* **PROBLEM STATEMENT**
Look through the records that follow. Copy every line containing the word "LaTeX".

* **INPUT DATA**
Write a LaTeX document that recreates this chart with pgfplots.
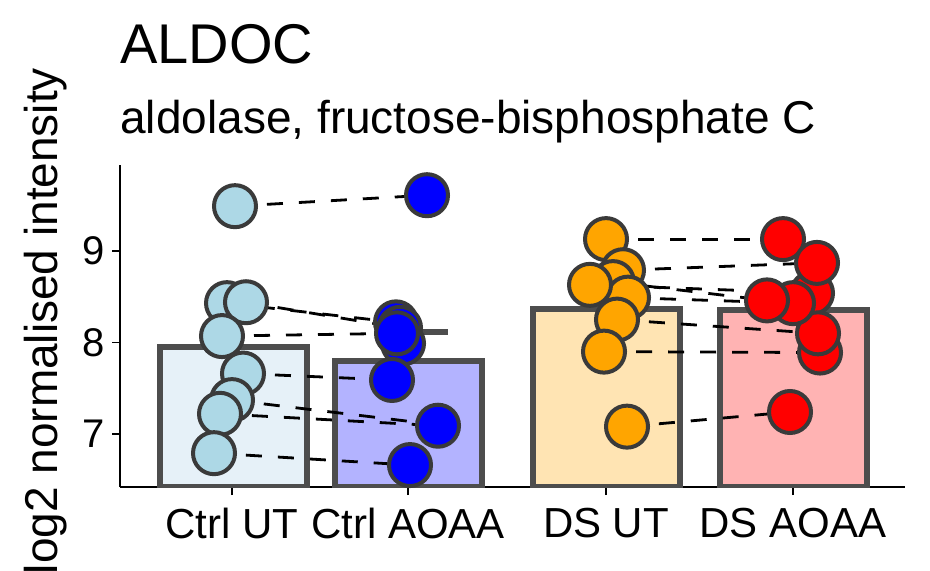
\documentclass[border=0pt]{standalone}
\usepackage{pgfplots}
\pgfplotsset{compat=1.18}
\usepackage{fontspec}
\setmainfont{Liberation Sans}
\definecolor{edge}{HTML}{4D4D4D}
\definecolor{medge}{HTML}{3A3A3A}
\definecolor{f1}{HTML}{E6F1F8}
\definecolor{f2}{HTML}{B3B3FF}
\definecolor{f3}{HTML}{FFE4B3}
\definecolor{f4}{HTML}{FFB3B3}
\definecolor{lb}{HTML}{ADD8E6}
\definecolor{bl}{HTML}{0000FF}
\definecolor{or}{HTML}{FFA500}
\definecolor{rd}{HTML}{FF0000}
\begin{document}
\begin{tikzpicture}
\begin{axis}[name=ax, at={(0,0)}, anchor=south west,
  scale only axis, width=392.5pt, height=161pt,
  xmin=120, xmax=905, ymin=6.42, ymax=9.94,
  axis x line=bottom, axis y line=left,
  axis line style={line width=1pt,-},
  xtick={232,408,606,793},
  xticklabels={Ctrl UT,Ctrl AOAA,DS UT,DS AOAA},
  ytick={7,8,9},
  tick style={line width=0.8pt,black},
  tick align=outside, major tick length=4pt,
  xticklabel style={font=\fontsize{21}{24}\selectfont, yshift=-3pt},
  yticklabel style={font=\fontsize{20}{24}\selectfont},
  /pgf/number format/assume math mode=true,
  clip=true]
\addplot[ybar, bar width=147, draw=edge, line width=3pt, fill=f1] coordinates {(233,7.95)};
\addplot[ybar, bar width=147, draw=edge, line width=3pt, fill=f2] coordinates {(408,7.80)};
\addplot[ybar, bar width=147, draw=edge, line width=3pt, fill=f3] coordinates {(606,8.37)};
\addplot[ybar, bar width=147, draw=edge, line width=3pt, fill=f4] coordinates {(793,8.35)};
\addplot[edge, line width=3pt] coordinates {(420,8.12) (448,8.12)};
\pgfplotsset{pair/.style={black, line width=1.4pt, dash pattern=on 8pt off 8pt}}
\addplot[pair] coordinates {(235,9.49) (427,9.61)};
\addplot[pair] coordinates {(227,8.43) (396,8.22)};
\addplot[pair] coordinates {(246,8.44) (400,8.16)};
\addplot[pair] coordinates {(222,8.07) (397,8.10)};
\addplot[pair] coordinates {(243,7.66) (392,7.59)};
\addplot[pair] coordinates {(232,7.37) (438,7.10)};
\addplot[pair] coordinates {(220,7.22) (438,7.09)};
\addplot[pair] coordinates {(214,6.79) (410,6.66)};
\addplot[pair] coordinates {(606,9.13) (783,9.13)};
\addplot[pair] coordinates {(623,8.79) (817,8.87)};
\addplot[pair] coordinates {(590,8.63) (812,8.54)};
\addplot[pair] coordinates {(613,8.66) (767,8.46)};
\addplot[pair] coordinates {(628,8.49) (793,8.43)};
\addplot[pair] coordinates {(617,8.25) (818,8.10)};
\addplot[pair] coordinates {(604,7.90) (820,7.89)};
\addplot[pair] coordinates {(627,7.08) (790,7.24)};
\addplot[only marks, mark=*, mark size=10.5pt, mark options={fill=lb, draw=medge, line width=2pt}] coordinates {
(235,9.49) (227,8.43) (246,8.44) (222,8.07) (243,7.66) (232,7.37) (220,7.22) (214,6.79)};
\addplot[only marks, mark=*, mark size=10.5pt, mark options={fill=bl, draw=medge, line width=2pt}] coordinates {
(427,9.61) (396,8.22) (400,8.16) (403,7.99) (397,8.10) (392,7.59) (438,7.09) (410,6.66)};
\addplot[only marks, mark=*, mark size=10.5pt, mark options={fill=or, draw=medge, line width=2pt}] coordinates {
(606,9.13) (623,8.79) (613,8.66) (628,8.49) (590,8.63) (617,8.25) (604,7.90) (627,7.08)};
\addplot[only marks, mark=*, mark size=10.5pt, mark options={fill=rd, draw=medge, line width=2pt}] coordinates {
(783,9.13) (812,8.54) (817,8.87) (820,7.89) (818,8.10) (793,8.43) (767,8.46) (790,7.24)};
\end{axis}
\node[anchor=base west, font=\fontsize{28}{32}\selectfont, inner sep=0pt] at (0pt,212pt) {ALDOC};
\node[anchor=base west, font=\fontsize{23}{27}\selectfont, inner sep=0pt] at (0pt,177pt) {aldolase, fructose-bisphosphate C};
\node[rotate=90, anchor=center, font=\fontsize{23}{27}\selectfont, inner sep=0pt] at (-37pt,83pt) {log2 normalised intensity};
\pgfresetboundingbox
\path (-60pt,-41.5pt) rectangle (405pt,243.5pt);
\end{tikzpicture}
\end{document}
---
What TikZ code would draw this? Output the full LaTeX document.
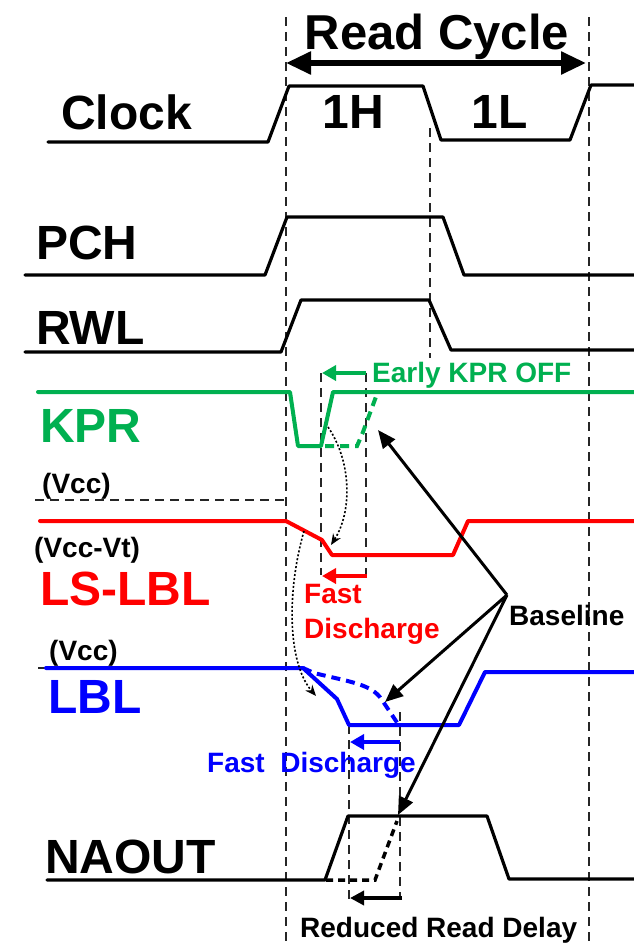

* **TASK OUTPUT**
Write a LaTeX document that recreates this chart with pgfplots.
What TikZ code would draw this? Output the full LaTeX document.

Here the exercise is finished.